| Information provided |
--- begin ---
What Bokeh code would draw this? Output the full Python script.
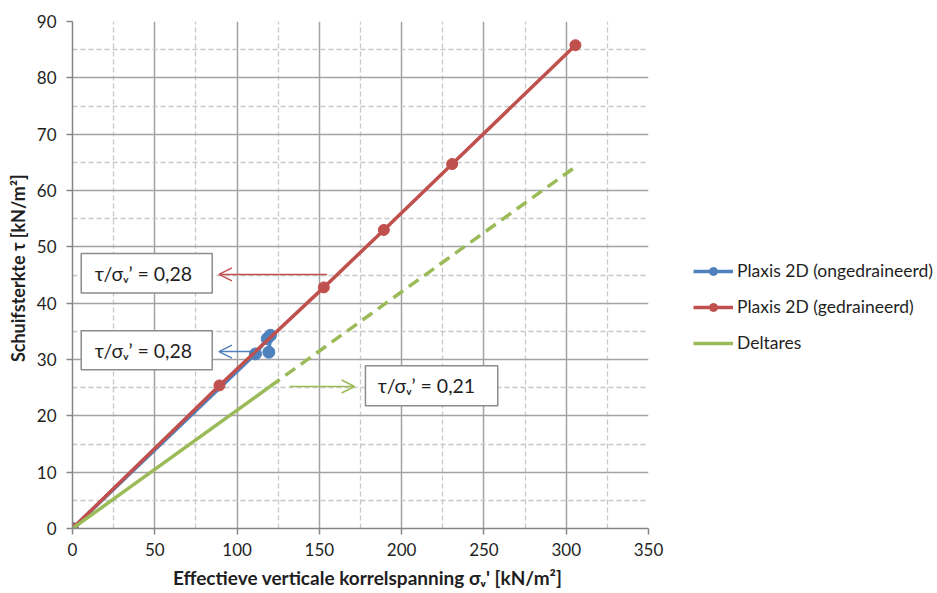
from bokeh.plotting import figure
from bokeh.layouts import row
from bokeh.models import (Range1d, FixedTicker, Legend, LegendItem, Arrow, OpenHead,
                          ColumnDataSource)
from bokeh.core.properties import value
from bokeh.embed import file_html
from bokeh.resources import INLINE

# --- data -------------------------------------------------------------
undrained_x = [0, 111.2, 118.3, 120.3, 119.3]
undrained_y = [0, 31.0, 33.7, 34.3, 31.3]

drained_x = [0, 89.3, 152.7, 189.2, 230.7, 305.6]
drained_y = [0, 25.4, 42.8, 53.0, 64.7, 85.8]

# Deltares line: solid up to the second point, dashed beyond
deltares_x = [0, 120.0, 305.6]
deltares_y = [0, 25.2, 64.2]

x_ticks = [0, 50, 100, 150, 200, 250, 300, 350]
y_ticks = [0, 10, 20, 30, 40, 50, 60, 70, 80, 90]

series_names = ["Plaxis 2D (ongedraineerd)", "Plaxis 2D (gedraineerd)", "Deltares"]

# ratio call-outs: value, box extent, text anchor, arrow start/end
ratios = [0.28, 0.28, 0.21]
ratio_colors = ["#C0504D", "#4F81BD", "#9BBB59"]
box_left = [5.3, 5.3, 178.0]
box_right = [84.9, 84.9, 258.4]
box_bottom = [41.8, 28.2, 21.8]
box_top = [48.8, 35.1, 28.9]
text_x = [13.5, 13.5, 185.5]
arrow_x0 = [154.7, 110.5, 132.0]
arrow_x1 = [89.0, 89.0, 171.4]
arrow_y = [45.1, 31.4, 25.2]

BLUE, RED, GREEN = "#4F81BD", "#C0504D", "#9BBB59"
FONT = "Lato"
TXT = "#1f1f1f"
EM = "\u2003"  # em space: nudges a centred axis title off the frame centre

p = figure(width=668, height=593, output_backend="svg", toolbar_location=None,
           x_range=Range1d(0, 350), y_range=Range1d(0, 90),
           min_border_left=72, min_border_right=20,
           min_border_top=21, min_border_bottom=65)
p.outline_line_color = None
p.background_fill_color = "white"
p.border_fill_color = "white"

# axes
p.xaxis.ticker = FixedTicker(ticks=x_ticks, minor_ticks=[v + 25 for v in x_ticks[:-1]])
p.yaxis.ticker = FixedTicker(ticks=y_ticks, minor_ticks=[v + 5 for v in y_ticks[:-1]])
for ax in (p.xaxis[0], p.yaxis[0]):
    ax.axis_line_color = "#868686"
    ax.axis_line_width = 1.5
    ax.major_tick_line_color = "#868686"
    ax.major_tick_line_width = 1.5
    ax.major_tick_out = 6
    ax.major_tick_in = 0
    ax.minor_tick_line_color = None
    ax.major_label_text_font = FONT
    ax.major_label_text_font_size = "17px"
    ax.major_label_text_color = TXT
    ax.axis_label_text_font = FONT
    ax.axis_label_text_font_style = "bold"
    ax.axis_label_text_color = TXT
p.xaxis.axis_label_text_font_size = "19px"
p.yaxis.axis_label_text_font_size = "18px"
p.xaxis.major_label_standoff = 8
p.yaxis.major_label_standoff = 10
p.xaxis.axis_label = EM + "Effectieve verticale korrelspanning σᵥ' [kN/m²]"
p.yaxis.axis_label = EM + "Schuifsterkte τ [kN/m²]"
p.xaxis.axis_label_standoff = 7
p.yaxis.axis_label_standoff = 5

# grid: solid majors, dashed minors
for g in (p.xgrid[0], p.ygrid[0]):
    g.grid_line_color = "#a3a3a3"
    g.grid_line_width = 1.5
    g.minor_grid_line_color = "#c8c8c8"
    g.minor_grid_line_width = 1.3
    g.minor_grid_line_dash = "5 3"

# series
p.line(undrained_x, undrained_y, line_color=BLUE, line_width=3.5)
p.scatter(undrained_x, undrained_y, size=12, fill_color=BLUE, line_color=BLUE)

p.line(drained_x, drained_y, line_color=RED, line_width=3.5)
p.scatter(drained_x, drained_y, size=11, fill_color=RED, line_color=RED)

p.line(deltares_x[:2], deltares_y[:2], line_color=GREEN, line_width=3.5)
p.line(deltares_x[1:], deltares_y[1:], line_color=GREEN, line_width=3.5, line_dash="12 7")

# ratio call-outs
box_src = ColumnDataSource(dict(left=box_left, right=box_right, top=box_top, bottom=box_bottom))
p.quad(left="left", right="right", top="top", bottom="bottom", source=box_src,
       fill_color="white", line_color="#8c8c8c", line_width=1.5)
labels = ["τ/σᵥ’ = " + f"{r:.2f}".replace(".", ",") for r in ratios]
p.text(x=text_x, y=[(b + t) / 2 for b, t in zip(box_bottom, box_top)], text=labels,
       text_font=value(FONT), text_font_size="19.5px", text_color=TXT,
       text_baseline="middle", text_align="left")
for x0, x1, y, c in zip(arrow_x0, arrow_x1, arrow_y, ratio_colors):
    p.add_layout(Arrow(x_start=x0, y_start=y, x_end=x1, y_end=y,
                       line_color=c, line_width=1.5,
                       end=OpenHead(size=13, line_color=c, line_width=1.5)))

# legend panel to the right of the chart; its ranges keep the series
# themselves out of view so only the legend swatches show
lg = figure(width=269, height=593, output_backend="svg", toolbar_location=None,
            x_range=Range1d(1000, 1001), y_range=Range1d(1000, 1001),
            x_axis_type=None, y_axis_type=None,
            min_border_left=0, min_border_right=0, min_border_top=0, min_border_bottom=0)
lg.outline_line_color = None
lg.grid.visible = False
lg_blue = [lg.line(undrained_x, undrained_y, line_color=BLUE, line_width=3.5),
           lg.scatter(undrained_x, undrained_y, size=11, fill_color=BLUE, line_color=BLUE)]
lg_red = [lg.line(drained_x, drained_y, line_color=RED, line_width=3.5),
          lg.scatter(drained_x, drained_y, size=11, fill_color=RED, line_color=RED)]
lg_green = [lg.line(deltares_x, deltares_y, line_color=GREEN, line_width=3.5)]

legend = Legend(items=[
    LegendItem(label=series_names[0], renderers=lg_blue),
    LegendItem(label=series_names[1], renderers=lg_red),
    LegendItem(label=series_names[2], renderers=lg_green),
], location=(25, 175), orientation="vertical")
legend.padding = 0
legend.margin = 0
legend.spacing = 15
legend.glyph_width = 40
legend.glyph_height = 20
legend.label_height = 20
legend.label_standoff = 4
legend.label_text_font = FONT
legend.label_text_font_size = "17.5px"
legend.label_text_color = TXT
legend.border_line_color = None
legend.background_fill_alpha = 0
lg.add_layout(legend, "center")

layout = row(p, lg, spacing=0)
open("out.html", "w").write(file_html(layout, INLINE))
--- end ---
Copy out all of the data word for word. Do not carry over any picture.

| Reply to the exercise |
What Bokeh code would draw this? Output the full Python script.
from bokeh.plotting import figure
from bokeh.layouts import row
from bokeh.models import (Range1d, FixedTicker, Legend, LegendItem, Arrow, OpenHead,
                          ColumnDataSource)
from bokeh.core.properties import value
from bokeh.embed import file_html
from bokeh.resources import INLINE

# --- data -------------------------------------------------------------
undrained_x = [0, 111.2, 118.3, 120.3, 119.3]
undrained_y = [0, 31.0, 33.7, 34.3, 31.3]

drained_x = [0, 89.3, 152.7, 189.2, 230.7, 305.6]
drained_y = [0, 25.4, 42.8, 53.0, 64.7, 85.8]

# Deltares line: solid up to the second point, dashed beyond
deltares_x = [0, 120.0, 305.6]
deltares_y = [0, 25.2, 64.2]

x_ticks = [0, 50, 100, 150, 200, 250, 300, 350]
y_ticks = [0, 10, 20, 30, 40, 50, 60, 70, 80, 90]

series_names = ["Plaxis 2D (ongedraineerd)", "Plaxis 2D (gedraineerd)", "Deltares"]

# ratio call-outs: value, box extent, text anchor, arrow start/end
ratios = [0.28, 0.28, 0.21]
ratio_colors = ["#C0504D", "#4F81BD", "#9BBB59"]
box_left = [5.3, 5.3, 178.0]
box_right = [84.9, 84.9, 258.4]
box_bottom = [41.8, 28.2, 21.8]
box_top = [48.8, 35.1, 28.9]
text_x = [13.5, 13.5, 185.5]
arrow_x0 = [154.7, 110.5, 132.0]
arrow_x1 = [89.0, 89.0, 171.4]
arrow_y = [45.1, 31.4, 25.2]

BLUE, RED, GREEN = "#4F81BD", "#C0504D", "#9BBB59"
FONT = "Lato"
TXT = "#1f1f1f"
EM = "\u2003"  # em space: nudges a centred axis title off the frame centre

p = figure(width=668, height=593, output_backend="svg", toolbar_location=None,
           x_range=Range1d(0, 350), y_range=Range1d(0, 90),
           min_border_left=72, min_border_right=20,
           min_border_top=21, min_border_bottom=65)
p.outline_line_color = None
p.background_fill_color = "white"
p.border_fill_color = "white"

# axes
p.xaxis.ticker = FixedTicker(ticks=x_ticks, minor_ticks=[v + 25 for v in x_ticks[:-1]])
p.yaxis.ticker = FixedTicker(ticks=y_ticks, minor_ticks=[v + 5 for v in y_ticks[:-1]])
for ax in (p.xaxis[0], p.yaxis[0]):
    ax.axis_line_color = "#868686"
    ax.axis_line_width = 1.5
    ax.major_tick_line_color = "#868686"
    ax.major_tick_line_width = 1.5
    ax.major_tick_out = 6
    ax.major_tick_in = 0
    ax.minor_tick_line_color = None
    ax.major_label_text_font = FONT
    ax.major_label_text_font_size = "17px"
    ax.major_label_text_color = TXT
    ax.axis_label_text_font = FONT
    ax.axis_label_text_font_style = "bold"
    ax.axis_label_text_color = TXT
p.xaxis.axis_label_text_font_size = "19px"
p.yaxis.axis_label_text_font_size = "18px"
p.xaxis.major_label_standoff = 8
p.yaxis.major_label_standoff = 10
p.xaxis.axis_label = EM + "Effectieve verticale korrelspanning σᵥ' [kN/m²]"
p.yaxis.axis_label = EM + "Schuifsterkte τ [kN/m²]"
p.xaxis.axis_label_standoff = 7
p.yaxis.axis_label_standoff = 5

# grid: solid majors, dashed minors
for g in (p.xgrid[0], p.ygrid[0]):
    g.grid_line_color = "#a3a3a3"
    g.grid_line_width = 1.5
    g.minor_grid_line_color = "#c8c8c8"
    g.minor_grid_line_width = 1.3
    g.minor_grid_line_dash = "5 3"

# series
p.line(undrained_x, undrained_y, line_color=BLUE, line_width=3.5)
p.scatter(undrained_x, undrained_y, size=12, fill_color=BLUE, line_color=BLUE)

p.line(drained_x, drained_y, line_color=RED, line_width=3.5)
p.scatter(drained_x, drained_y, size=11, fill_color=RED, line_color=RED)

p.line(deltares_x[:2], deltares_y[:2], line_color=GREEN, line_width=3.5)
p.line(deltares_x[1:], deltares_y[1:], line_color=GREEN, line_width=3.5, line_dash="12 7")

# ratio call-outs
box_src = ColumnDataSource(dict(left=box_left, right=box_right, top=box_top, bottom=box_bottom))
p.quad(left="left", right="right", top="top", bottom="bottom", source=box_src,
       fill_color="white", line_color="#8c8c8c", line_width=1.5)
labels = ["τ/σᵥ’ = " + f"{r:.2f}".replace(".", ",") for r in ratios]
p.text(x=text_x, y=[(b + t) / 2 for b, t in zip(box_bottom, box_top)], text=labels,
       text_font=value(FONT), text_font_size="19.5px", text_color=TXT,
       text_baseline="middle", text_align="left")
for x0, x1, y, c in zip(arrow_x0, arrow_x1, arrow_y, ratio_colors):
    p.add_layout(Arrow(x_start=x0, y_start=y, x_end=x1, y_end=y,
                       line_color=c, line_width=1.5,
                       end=OpenHead(size=13, line_color=c, line_width=1.5)))

# legend panel to the right of the chart; its ranges keep the series
# themselves out of view so only the legend swatches show
lg = figure(width=269, height=593, output_backend="svg", toolbar_location=None,
            x_range=Range1d(1000, 1001), y_range=Range1d(1000, 1001),
            x_axis_type=None, y_axis_type=None,
            min_border_left=0, min_border_right=0, min_border_top=0, min_border_bottom=0)
lg.outline_line_color = None
lg.grid.visible = False
lg_blue = [lg.line(undrained_x, undrained_y, line_color=BLUE, line_width=3.5),
           lg.scatter(undrained_x, undrained_y, size=11, fill_color=BLUE, line_color=BLUE)]
lg_red = [lg.line(drained_x, drained_y, line_color=RED, line_width=3.5),
          lg.scatter(drained_x, drained_y, size=11, fill_color=RED, line_color=RED)]
lg_green = [lg.line(deltares_x, deltares_y, line_color=GREEN, line_width=3.5)]

legend = Legend(items=[
    LegendItem(label=series_names[0], renderers=lg_blue),
    LegendItem(label=series_names[1], renderers=lg_red),
    LegendItem(label=series_names[2], renderers=lg_green),
], location=(25, 175), orientation="vertical")
legend.padding = 0
legend.margin = 0
legend.spacing = 15
legend.glyph_width = 40
legend.glyph_height = 20
legend.label_height = 20
legend.label_standoff = 4
legend.label_text_font = FONT
legend.label_text_font_size = "17.5px"
legend.label_text_color = TXT
legend.border_line_color = None
legend.background_fill_alpha = 0
lg.add_layout(legend, "center")

layout = row(p, lg, spacing=0)
open("out.html", "w").write(file_html(layout, INLINE))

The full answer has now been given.